**Source data**
— START —

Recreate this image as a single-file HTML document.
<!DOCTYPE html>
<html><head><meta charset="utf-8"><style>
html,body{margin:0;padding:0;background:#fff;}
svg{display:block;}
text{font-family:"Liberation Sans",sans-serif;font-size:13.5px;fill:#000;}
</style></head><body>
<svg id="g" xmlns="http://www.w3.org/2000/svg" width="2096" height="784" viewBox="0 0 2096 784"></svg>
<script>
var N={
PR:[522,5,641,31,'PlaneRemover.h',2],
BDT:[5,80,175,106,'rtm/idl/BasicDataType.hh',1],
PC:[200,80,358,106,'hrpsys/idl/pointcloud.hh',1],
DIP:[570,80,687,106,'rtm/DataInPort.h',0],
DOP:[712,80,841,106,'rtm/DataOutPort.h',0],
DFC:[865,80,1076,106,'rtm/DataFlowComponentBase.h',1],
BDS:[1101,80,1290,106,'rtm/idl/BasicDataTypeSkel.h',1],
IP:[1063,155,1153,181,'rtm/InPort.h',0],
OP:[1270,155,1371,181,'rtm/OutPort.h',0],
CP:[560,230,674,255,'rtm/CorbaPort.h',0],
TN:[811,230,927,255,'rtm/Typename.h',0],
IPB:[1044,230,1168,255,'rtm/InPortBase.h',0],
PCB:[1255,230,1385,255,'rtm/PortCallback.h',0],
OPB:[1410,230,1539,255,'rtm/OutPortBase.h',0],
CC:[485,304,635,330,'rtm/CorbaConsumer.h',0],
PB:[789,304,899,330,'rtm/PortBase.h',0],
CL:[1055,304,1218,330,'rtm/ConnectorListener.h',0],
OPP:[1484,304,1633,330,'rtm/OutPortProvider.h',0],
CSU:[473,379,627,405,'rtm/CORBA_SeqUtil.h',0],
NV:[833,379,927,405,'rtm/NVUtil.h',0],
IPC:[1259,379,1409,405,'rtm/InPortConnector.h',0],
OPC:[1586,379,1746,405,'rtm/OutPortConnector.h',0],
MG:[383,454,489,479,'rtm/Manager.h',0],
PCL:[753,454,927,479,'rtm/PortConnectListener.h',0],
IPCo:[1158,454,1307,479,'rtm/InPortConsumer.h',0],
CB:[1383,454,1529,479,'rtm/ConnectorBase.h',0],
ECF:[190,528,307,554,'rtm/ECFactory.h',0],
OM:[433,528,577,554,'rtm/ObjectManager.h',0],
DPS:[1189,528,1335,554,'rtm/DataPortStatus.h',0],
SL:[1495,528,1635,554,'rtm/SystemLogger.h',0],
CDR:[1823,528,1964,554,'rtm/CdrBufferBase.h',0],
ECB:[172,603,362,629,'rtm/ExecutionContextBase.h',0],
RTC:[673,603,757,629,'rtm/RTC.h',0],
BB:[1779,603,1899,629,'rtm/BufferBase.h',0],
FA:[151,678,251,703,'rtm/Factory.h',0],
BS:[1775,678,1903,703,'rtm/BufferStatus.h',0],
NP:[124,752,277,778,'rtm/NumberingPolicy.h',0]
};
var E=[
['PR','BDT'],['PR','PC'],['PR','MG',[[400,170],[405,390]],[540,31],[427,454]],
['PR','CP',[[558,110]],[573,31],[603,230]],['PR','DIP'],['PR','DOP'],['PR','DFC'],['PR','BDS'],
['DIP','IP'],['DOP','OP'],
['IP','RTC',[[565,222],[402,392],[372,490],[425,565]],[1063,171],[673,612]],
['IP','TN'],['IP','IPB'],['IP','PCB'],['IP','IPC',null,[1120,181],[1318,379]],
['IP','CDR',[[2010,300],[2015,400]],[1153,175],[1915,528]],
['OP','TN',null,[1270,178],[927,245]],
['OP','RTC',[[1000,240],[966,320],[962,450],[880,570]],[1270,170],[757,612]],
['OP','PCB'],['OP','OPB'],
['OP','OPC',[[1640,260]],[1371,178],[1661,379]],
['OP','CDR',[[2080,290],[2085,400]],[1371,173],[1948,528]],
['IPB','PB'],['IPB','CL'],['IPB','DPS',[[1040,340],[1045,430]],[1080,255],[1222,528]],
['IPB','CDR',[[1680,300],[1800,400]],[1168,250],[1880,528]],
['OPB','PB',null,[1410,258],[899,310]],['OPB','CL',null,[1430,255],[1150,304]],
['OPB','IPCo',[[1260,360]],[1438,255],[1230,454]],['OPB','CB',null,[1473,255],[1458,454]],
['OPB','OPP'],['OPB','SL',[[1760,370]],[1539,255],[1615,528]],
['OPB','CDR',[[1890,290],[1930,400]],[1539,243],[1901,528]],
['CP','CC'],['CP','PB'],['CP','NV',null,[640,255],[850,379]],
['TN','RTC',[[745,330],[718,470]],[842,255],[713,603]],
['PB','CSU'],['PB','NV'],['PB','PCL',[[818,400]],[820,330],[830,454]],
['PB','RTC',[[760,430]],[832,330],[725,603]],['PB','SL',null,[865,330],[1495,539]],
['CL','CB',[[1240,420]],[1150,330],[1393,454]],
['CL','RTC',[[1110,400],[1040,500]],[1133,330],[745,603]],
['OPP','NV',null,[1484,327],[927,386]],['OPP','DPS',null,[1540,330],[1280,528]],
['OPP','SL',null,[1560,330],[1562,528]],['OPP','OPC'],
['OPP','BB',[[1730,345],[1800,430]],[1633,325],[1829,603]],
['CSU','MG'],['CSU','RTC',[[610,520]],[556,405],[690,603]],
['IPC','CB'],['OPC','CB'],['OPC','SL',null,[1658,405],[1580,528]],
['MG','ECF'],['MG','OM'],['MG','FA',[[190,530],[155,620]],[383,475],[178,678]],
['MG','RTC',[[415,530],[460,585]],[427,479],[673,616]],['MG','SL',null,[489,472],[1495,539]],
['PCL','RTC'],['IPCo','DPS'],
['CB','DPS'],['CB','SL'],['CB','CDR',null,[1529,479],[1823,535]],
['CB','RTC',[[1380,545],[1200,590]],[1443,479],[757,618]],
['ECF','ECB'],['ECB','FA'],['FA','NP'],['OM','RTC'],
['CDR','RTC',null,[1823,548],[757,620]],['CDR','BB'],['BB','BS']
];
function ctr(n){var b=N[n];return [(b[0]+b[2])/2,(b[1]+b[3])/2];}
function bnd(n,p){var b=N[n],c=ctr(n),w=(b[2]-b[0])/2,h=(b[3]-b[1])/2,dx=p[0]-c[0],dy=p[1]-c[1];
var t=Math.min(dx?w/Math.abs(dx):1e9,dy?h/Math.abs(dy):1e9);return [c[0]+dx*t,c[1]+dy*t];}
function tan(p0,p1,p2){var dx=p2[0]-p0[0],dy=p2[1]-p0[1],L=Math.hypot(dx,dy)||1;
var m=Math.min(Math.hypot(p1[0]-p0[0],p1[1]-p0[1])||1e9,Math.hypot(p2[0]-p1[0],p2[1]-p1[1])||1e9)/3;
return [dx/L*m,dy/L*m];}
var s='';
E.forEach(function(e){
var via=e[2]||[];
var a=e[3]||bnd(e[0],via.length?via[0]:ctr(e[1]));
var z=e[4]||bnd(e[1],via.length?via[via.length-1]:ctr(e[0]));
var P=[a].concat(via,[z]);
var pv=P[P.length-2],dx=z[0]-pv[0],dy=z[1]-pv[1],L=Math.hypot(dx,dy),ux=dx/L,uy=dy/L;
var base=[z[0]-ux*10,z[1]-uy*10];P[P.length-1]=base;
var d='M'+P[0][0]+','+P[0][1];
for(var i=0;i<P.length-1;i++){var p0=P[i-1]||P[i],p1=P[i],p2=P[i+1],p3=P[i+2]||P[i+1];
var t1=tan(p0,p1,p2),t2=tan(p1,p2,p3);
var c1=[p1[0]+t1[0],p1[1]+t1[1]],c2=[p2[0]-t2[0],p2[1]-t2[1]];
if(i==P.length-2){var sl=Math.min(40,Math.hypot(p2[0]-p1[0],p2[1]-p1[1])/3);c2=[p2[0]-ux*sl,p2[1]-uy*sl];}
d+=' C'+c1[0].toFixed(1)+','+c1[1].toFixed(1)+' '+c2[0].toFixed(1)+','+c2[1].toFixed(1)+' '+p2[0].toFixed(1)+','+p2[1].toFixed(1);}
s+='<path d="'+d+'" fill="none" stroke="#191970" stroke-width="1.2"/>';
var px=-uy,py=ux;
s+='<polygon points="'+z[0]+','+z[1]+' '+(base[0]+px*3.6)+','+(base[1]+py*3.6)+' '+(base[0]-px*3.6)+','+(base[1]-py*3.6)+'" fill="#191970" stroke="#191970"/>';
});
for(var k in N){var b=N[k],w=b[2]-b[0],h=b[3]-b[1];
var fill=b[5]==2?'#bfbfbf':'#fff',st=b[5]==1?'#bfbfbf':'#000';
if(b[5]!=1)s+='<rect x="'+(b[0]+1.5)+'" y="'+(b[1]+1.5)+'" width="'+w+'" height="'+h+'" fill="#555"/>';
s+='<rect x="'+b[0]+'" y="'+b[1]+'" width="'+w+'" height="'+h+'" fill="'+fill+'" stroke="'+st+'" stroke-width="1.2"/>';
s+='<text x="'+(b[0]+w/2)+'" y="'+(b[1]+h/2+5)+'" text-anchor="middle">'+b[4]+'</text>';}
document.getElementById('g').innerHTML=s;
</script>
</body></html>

— END —

**What is being asked**
From the data above, copy out every line with the string "document" in it.

**Solution to the problem**
Recreate this image as a single-file HTML document.
document.getElementById('g').innerHTML=s;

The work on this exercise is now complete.